Every organization is feeling the pressure to innovate, and as a result timelines are reduced. The pace of deployment intensifies the challenge. Competitive pressure compresses the cycle from experimentation to production. Capabilities once evaluated over years now enter operational environments in months or weeks. Governance structures designed to take in multiple disciplines, cannot keep up with the continuous change and cannot determine the needed guardrails fast enough. We are moving from software that executes instructions to ecosystems that pursue objectives.
We laid out the case in our previous article for supervision as part of the design process. We believe that it almost must be I embedded into the architecture itself.
Governance cannot be just a system of policies, controls, training and overshight, it must include architectural requirements as well as deployment rules. Some of the most essential questions are architectural: Where must human judgment remain decisive? How should authority degrade across chains of agents? Which decisions require explicit confirmation before execution? What signals indicate that the system is drifting from its intended purpose? These questions determine whether an ecosystem remains legible to those responsible for it.
The discovery phase requires more than documentation, it requires situational awareness. And that situational awareness is multi-disciplinary. And that awareness needs to be shared across teams in order to deploy agents well.

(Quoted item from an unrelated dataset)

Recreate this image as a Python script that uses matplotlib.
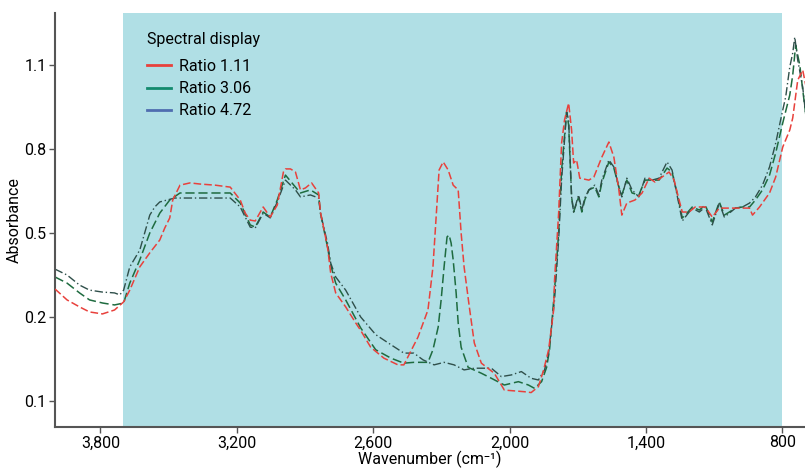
import numpy as np
import matplotlib
matplotlib.use("Agg")
import matplotlib.pyplot as plt
from matplotlib.lines import Line2D

plt.rcParams['font.family'] = ['Roboto', 'DejaVu Sans']

# wavenumber (cm-1) and absorbance
wn_111 = [4000, 3947, 3892, 3848, 3791, 3738, 3698, 3671, 3627, 3583, 3539, 3517, 3495, 3482,
          3450, 3406, 3362, 3296, 3229, 3185, 3163, 3141, 3119, 3084, 3053, 3022, 2995, 2986,
          2964, 2942, 2920, 2898, 2871, 2840, 2832, 2801, 2787, 2765, 2721, 2677, 2655, 2611,
          2553, 2491, 2465, 2403, 2359, 2337, 2323, 2310, 2292, 2270, 2248, 2226, 2213, 2200,
          2177, 2155, 2124, 2067, 2023, 1934, 1905, 1873, 1850, 1828, 1806, 1802, 1784, 1771,
          1758, 1740, 1727, 1718, 1705, 1691, 1651, 1629, 1594, 1563, 1541, 1519, 1506, 1484,
          1448, 1417, 1386, 1360, 1329, 1298, 1276, 1254, 1240, 1210, 1183, 1139, 1108, 1077,
          1033, 975, 944, 931, 900, 856, 829, 798, 767, 754, 732, 710, 688]
ab_111 = [0.300, 0.261, 0.236, 0.218, 0.211, 0.225, 0.254, 0.296, 0.379, 0.429, 0.475, 0.518,
          0.554, 0.618, 0.671, 0.679, 0.675, 0.671, 0.664, 0.618, 0.571, 0.546, 0.543, 0.593,
          0.557, 0.600, 0.718, 0.729, 0.729, 0.718, 0.654, 0.661, 0.679, 0.643, 0.575, 0.450,
          0.357, 0.286, 0.236, 0.193, 0.184, 0.164, 0.151, 0.143, 0.143, 0.176, 0.225, 0.379,
          0.557, 0.725, 0.754, 0.725, 0.671, 0.654, 0.500, 0.379, 0.236, 0.169, 0.145, 0.133,
          0.113, 0.111, 0.110, 0.117, 0.137, 0.161, 0.225, 0.332, 0.571, 0.821, 0.904, 0.964,
          0.868, 0.750, 0.761, 0.696, 0.689, 0.700, 0.771, 0.825, 0.771, 0.654, 0.564, 0.607,
          0.618, 0.643, 0.696, 0.682, 0.700, 0.718, 0.689, 0.618, 0.575, 0.575, 0.593, 0.593,
          0.557, 0.589, 0.589, 0.589, 0.589, 0.564, 0.593, 0.643, 0.700, 0.807, 0.868, 0.911,
          1.046, 1.082, 0.993]

wn_306 = [4000, 3947, 3892, 3848, 3791, 3738, 3698, 3671, 3627, 3583, 3539, 3495, 3450, 3362,
          3229, 3185, 3141, 3119, 3084, 3053, 3022, 2986, 2942, 2920, 2876, 2840, 2832, 2801,
          2787, 2765, 2721, 2655, 2589, 2522, 2465, 2421, 2359, 2337, 2314, 2301, 2288, 2275,
          2266, 2257, 2248, 2235, 2226, 2213, 2182, 2124, 2080, 2023, 1961, 1917, 1890, 1859,
          1837, 1824, 1802, 1784, 1771, 1749, 1740, 1727, 1718, 1696, 1682, 1669, 1651, 1625,
          1607, 1594, 1563, 1541, 1519, 1506, 1484, 1461, 1431, 1404, 1373, 1342, 1307, 1285,
          1263, 1240, 1227, 1196, 1165, 1139, 1108, 1077, 1055, 1033, 1006, 975, 944, 918, 887,
          856, 829, 798, 767, 754, 741, 723, 710, 688]
ab_306 = [0.343, 0.321, 0.286, 0.261, 0.250, 0.243, 0.250, 0.321, 0.404, 0.500, 0.571, 0.618,
          0.643, 0.643, 0.643, 0.607, 0.529, 0.521, 0.575, 0.557, 0.618, 0.707, 0.664, 0.643,
          0.654, 0.636, 0.571, 0.450, 0.386, 0.321, 0.261, 0.187, 0.161, 0.151, 0.145, 0.146,
          0.146, 0.161, 0.188, 0.261, 0.379, 0.486, 0.493, 0.464, 0.404, 0.286, 0.193, 0.164,
          0.140, 0.133, 0.127, 0.119, 0.123, 0.119, 0.115, 0.123, 0.140, 0.161, 0.296, 0.500,
          0.725, 0.932, 0.886, 0.629, 0.575, 0.629, 0.575, 0.618, 0.654, 0.664, 0.629, 0.679,
          0.754, 0.732, 0.664, 0.636, 0.689, 0.643, 0.636, 0.689, 0.689, 0.689, 0.732, 0.718,
          0.643, 0.554, 0.564, 0.593, 0.582, 0.600, 0.539, 0.611, 0.564, 0.575, 0.589, 0.593,
          0.593, 0.618, 0.654, 0.707, 0.786, 0.893, 0.993, 1.064, 1.171, 1.100, 1.011, 0.868]

wn_472 = [4000, 3947, 3892, 3848, 3791, 3738, 3715, 3698, 3671, 3627, 3583, 3561, 3539, 3473,
          3362, 3229, 3185, 3141, 3119, 3084, 3053, 3022, 2986, 2942, 2920, 2876, 2840, 2832,
          2801, 2787, 2765, 2721, 2655, 2589, 2522, 2465, 2421, 2381, 2332, 2288, 2244, 2200,
          2155, 2080, 2036, 1992, 1948, 1905, 1873, 1846, 1828, 1802, 1784, 1771, 1749, 1740,
          1727, 1718, 1696, 1682, 1669, 1651, 1625, 1607, 1594, 1563, 1541, 1519, 1506, 1484,
          1461, 1431, 1404, 1373, 1342, 1307, 1285, 1263, 1240, 1227, 1196, 1165, 1139, 1108,
          1077, 1055, 1033, 1006, 975, 944, 918, 887, 856, 829, 798, 785, 767, 754, 745, 732,
          710, 688]
ab_472 = [0.371, 0.350, 0.314, 0.296, 0.289, 0.286, 0.279, 0.296, 0.379, 0.439, 0.564, 0.593,
          0.611, 0.625, 0.625, 0.625, 0.593, 0.521, 0.518, 0.571, 0.554, 0.611, 0.689, 0.654,
          0.629, 0.636, 0.625, 0.571, 0.464, 0.393, 0.343, 0.296, 0.200, 0.179, 0.167, 0.157,
          0.157, 0.149, 0.143, 0.146, 0.143, 0.137, 0.139, 0.139, 0.129, 0.131, 0.135, 0.127,
          0.125, 0.137, 0.157, 0.261, 0.475, 0.689, 0.932, 0.904, 0.629, 0.575, 0.636, 0.582,
          0.625, 0.654, 0.671, 0.636, 0.689, 0.761, 0.736, 0.664, 0.629, 0.696, 0.654, 0.629,
          0.696, 0.689, 0.696, 0.754, 0.725, 0.636, 0.543, 0.557, 0.589, 0.575, 0.593, 0.529,
          0.607, 0.557, 0.571, 0.589, 0.593, 0.607, 0.629, 0.671, 0.736, 0.821, 0.939, 0.986,
          1.093, 1.143, 1.200, 1.118, 1.021, 0.857]

labels = ['Ratio 1.11', 'Ratio 3.06', 'Ratio 4.72']
x_ticks = [3800, 3200, 2600, 2000, 1400, 800]
y_ticks = [0.1, 0.2, 0.5, 0.8, 1.1]


# uneven absorbance axis: ticks 0.1, 0.2, 0.5, 0.8, 1.1 are evenly spaced
def fwd(v):
    v = np.asarray(v, dtype=float)
    return np.where(v < 0.2, (v - 0.1) / 0.1, 1 + (v - 0.2) / 0.3)


def inv(p):
    p = np.asarray(p, dtype=float)
    return np.where(p < 1, 0.1 + 0.1 * p, 0.2 + 0.3 * (p - 1))


fig = plt.figure(figsize=(8.05, 4.69), dpi=100)
ax = fig.add_axes([55 / 805, 42 / 469, 750 / 805, 414 / 469])
ax.set_yscale('function', functions=(fwd, inv))

ax.axvspan(3700, 800, color='#b0dfe5', lw=0, zorder=0)

ax.plot(wn_111, ab_111, color='#e8413c', lw=1.1, ls=(0, (5, 2)), zorder=3)
ax.plot(wn_306, ab_306, color='#1e6b3f', lw=1.1, ls=(0, (6, 2.5)), zorder=2)
ax.plot(wn_472, ab_472, color='#2f4f4a', lw=1.0, ls=(0, (6, 2, 1, 2)), zorder=2)

ax.set_xlim(4000, 700)
ax.set_ylim(0.069, 1.286)
ax.set_xticks(x_ticks)
ax.set_xticklabels([f'{t:,}' for t in x_ticks])
ax.set_yticks(y_ticks)
ax.set_yticklabels([str(t) for t in y_ticks])
ax.minorticks_off()

ax.set_xlabel('Wavenumber (cm\u207b\u00b9)', fontsize=11.5, labelpad=0)
ax.set_ylabel('Absorbance', fontsize=11.5, labelpad=2)
ax.tick_params(labelsize=11.5, length=4, width=1, color='#555555', pad=2)
for s in ['top', 'right']:
    ax.spines[s].set_visible(False)
for s in ['left', 'bottom']:
    ax.spines[s].set_color('#555555')
    ax.spines[s].set_linewidth(1.5)

handles = [Line2D([], [], color=c, lw=2) for c in ['#e8413c', '#138a6e', '#4f6db0']]
leg = ax.legend(handles, labels, title='Spectral display', loc='upper left',
                bbox_to_anchor=(0.103, 0.99), frameon=False, fontsize=11.5,
                title_fontsize=11.5, handlelength=1.5, handletextpad=0.5, labelspacing=0.45)
leg._legend_box.align = 'left'
leg._legend_box.sep = 9

fig.savefig('out.png', dpi=100)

Mapping an agentic ecosystem often reveals a landscape more complex than anticipated. Agents accumulate capabilities through integrations. External services become embedded dependencies. Data flows extend beyond original boundaries. Organizational ownership becomes diffuse as responsibility spans technical, operational, and business domains.
No single team holds the full picture.
This fragmentation introduces a new kind of risk, not technological, but institutional. When systems cross organizational boundaries faster than governance can adapt, accountability becomes performative rather than operational. Everyone is responsible in theory. No one is responsible in practice and yet everyone recognizes the importance of owning the outcomes.
At the same time, the language available to leaders has not caught up to the experience. Terms like governance, enablement, or upskilling imply incremental adjustment. What leaders describe instead is velocity and compression, the sense of managing forces that accelerate as they are applied.
This is not a failure of preparation. It is a failure of frameworks and a reflection of the enormity of the change and of the resulting challenge.
Discovery becomes the first act of responsible leadership in the agentic era. Before organizations can design supervision, they must understand the ecosystem they have already set in motion, intentionally or otherwise. This requires mapping agents, interactions, authority structures, data pathways, and optimization loops as they actually function. (We will address this leadership challenge and the resulting need for more training and expertise in a future article.)
Visibility precedes control.
Without it, safety is shaky and fragmented. Accountability is ambiguous. Risk is ambient, present everywhere and owned nowhere.
The organizations that navigate this transition successfully will not be those that deploy agents fastest. They will be those that maintain the ability to understand and guide the systems they create.
In our next article, we will move from discovery to design, exploring how ownership and supervision can be architected into the process so that safety, accountability and performance scale together rather than compete. A difficult but necessary step-change.
The defining capability of the next decade will not be autonomy. It will be the ability to remain oriented within ever-increasing autonomous systems.